Officials and retired security officials described a recurring challenge in counterterrorism: preventing violence by lone actors who radicalize independently. The AP report said that in the years after the Sept. 11, 2001 attacks, the U.S. overhauled its intelligence and national security apparatus, but lone actors influenced online have still carried out shootings. The report cited examples including the 2015 ambush attacks at military sites in Chattanooga, Tennessee, and a rampage in Orlando in the following year by a gunman who killed 49 people. Edward Herbst, a retired FBI official, said in the AP report that “They’re self-directed,” adding that “That’s what makes them really lethal,” because “You never know when they’re going to rise up. You never know when and where they’re going to attack.”

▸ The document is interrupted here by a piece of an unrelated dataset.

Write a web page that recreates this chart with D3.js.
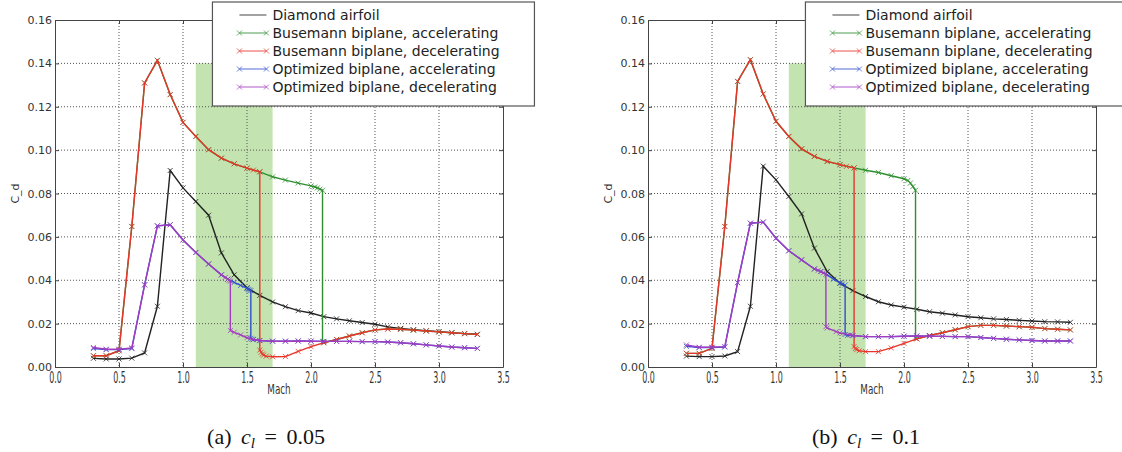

Claire Moravec, a former FBI national security official who served as deputy homeland security adviser in Illinois, said terrorism concerns tend to rise during times of international conflict, when overseas military action is accompanied by increased vigilance, tip sharing between federal and local law enforcement, and closer coordination among FBI joint terrorism task forces. She said the broader effect is not about “surveillance” but about maintaining awareness of how international events could become domestic security risks. In an email quoted in the AP report, Moravec said, “Ultimately, the goal during these periods is not ‘surveillance’ but maintaining a broad awareness of how international events could translate into domestic security risks, so that threats can be identified and disrupted early.”
The AP report also tied the staffing disruption concerns to the transition of personnel within the counterterrorism apparatus. It said FBI Director Kash Patel fired dozens of agents, most recently about a dozen employees who worked on the counterintelligence investigation into Trump’s retention of classified documents at his Mar-a-Lago estate in Florida. The report quoted Matthew Olsen, who led the National Security Division during the Biden administration, as saying on the Lawfare podcast that “This is not an exaggeration to say that they are not as capable as they were a year and a half ago,” and that they “lost, forced out, fired, the most capable, the most experienced FBI agents, FBI officials and DOJ prosecutors, that were working on the Iran threat.”
Montoya described how the loss of experienced personnel can affect the practical work of counterterrorism, particularly relationships with sources and institutional knowledge that build over time. He said, “There was no transition,” describing how fired agents were “just walked out of the building,” and that while new staff could potentially ask prior workers, “you’re still introducing a brand new face into the equation.” The AP report said it was in the national security realm—where experience and source development matter most—that the loss of continuity can be “a crushing blow,” according to Montoya.